------ Collected data ------

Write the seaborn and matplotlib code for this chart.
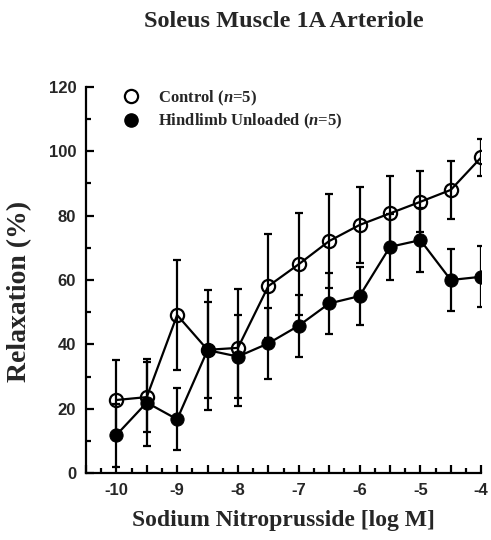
import numpy as np
import pandas as pd
import seaborn as sns
import matplotlib.pyplot as plt
from matplotlib.ticker import MultipleLocator, FuncFormatter
from matplotlib.lines import Line2D

# log M concentrations
conc = [-10, -9.5, -9, -8.5, -8, -7.5, -7, -6.5, -6, -5.5, -5, -4.5, -4]

control_mean = [22.7, 23.6, 49.1, 38.3, 38.9, 58.1, 64.9, 72.1, 77.1, 80.7, 84.3, 88.0, 98.1]
control_err = [12.4, 10.9, 17.1, 15.0, 18.2, 16.1, 15.8, 14.5, 11.9, 11.7, 9.5, 9.0, 5.8]

hu_mean = [11.8, 21.9, 16.7, 38.2, 36.2, 40.3, 45.8, 52.7, 55.0, 70.3, 72.4, 60.0, 61.0]
hu_err = [9.8, 13.4, 9.6, 18.7, 12.9, 11.0, 9.6, 9.6, 9.0, 10.3, 10.0, 9.5, 9.5]

sns.set_theme(style="ticks")
plt.rcParams["font.family"] = ["Liberation Sans", "DejaVu Sans"]
plt.rcParams["mathtext.fontset"] = "custom"
plt.rcParams["mathtext.it"] = "Liberation Serif:italic:bold"
plt.rcParams["mathtext.rm"] = "Liberation Serif:bold"

df = pd.concat([
    pd.DataFrame({"logM": conc, "Relaxation": control_mean, "group": "Control"}),
    pd.DataFrame({"logM": conc, "Relaxation": hu_mean, "group": "Hindlimb Unloaded"}),
], ignore_index=True)

fig = plt.figure(figsize=(4.91, 5.40), dpi=100)
ax = fig.add_axes([0.175, 0.124, 0.805, 0.715])

lw = 1.6
# error bars
ax.errorbar(conc, control_mean, yerr=control_err, fmt="none", ecolor="black",
            elinewidth=lw, capsize=3, capthick=lw, zorder=2)
ax.errorbar(conc, hu_mean, yerr=hu_err, fmt="none", ecolor="black",
            elinewidth=lw, capsize=3, capthick=lw, zorder=2)

# lines with markers
sns.lineplot(data=df[df.group == "Control"], x="logM", y="Relaxation", ax=ax,
             color="black", lw=lw, marker="o", markersize=9.5,
             markerfacecolor="none", markeredgecolor="black", markeredgewidth=1.6,
             zorder=3)
sns.lineplot(data=df[df.group == "Hindlimb Unloaded"], x="logM", y="Relaxation", ax=ax,
             color="black", lw=lw, marker="o", markersize=9.5,
             markerfacecolor="black", markeredgecolor="black", zorder=4)

ax.set_xlim(-10.5, -4)
ax.set_ylim(0, 120)
ax.xaxis.set_major_locator(MultipleLocator(0.5))
ax.xaxis.set_minor_locator(MultipleLocator(0.25))
ax.xaxis.set_major_formatter(FuncFormatter(lambda v, p: "%d" % v if abs(v - round(v)) < 1e-6 else ""))
ax.yaxis.set_major_locator(MultipleLocator(20))
ax.yaxis.set_minor_locator(MultipleLocator(10))

ax.tick_params(axis="both", which="both", direction="in", color="black", width=1.6)
ax.tick_params(axis="both", which="major", length=6, labelsize=12, pad=7)
ax.tick_params(axis="both", which="minor", length=3.5)
for lab in ax.get_xticklabels() + ax.get_yticklabels():
    lab.set_fontweight("bold")

sns.despine(ax=ax)
for s in ["left", "bottom"]:
    ax.spines[s].set_linewidth(1.6)
    ax.spines[s].set_color("black")

ax.set_xlabel("Sodium Nitroprusside [log M]", family="Liberation Serif",
              fontweight="bold", fontsize=17)
ax.xaxis.set_label_coords(0.5, -0.095)
ax.set_ylabel("Relaxation (%)", family="Liberation Serif",
              fontweight="bold", fontsize=20)
ax.yaxis.set_label_coords(-0.135, 0.47)
ax.set_title("Soleus Muscle 1A Arteriole", family="Liberation Serif",
             fontweight="bold", fontsize=17.5, pad=43)

handles = [
    Line2D([], [], ls="none", marker="o", markersize=9.5, markerfacecolor="none",
           markeredgecolor="black", markeredgewidth=1.6),
    Line2D([], [], ls="none", marker="o", markersize=9.5, markerfacecolor="black",
           markeredgecolor="black"),
]
leg = ax.legend(handles, ["Control ($\\mathit{n}$=5)", "Hindlimb Unloaded ($\\mathit{n}$=5)"],
                loc="upper left", bbox_to_anchor=(0.035, 1.035), frameon=False,
                handletextpad=0.6, labelspacing=0.25,
                prop={"family": "Liberation Serif", "weight": "bold", "size": 12})

fig.savefig("out.png", dpi=100)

------

--- Written instruction ---
Only lines belong in the copy: transcribe those from the start of the data through the line that contains "ax = fig.add_axes([0.175, 0.124, 0.805, 0.715])", and skip the pictures.

--- Problem solution ---
Write the seaborn and matplotlib code for this chart.
import numpy as np
import pandas as pd
import seaborn as sns
import matplotlib.pyplot as plt
from matplotlib.ticker import MultipleLocator, FuncFormatter
from matplotlib.lines import Line2D

# log M concentrations
conc = [-10, -9.5, -9, -8.5, -8, -7.5, -7, -6.5, -6, -5.5, -5, -4.5, -4]

control_mean = [22.7, 23.6, 49.1, 38.3, 38.9, 58.1, 64.9, 72.1, 77.1, 80.7, 84.3, 88.0, 98.1]
control_err = [12.4, 10.9, 17.1, 15.0, 18.2, 16.1, 15.8, 14.5, 11.9, 11.7, 9.5, 9.0, 5.8]

hu_mean = [11.8, 21.9, 16.7, 38.2, 36.2, 40.3, 45.8, 52.7, 55.0, 70.3, 72.4, 60.0, 61.0]
hu_err = [9.8, 13.4, 9.6, 18.7, 12.9, 11.0, 9.6, 9.6, 9.0, 10.3, 10.0, 9.5, 9.5]

sns.set_theme(style="ticks")
plt.rcParams["font.family"] = ["Liberation Sans", "DejaVu Sans"]
plt.rcParams["mathtext.fontset"] = "custom"
plt.rcParams["mathtext.it"] = "Liberation Serif:italic:bold"
plt.rcParams["mathtext.rm"] = "Liberation Serif:bold"

df = pd.concat([
    pd.DataFrame({"logM": conc, "Relaxation": control_mean, "group": "Control"}),
    pd.DataFrame({"logM": conc, "Relaxation": hu_mean, "group": "Hindlimb Unloaded"}),
], ignore_index=True)

fig = plt.figure(figsize=(4.91, 5.40), dpi=100)
ax = fig.add_axes([0.175, 0.124, 0.805, 0.715])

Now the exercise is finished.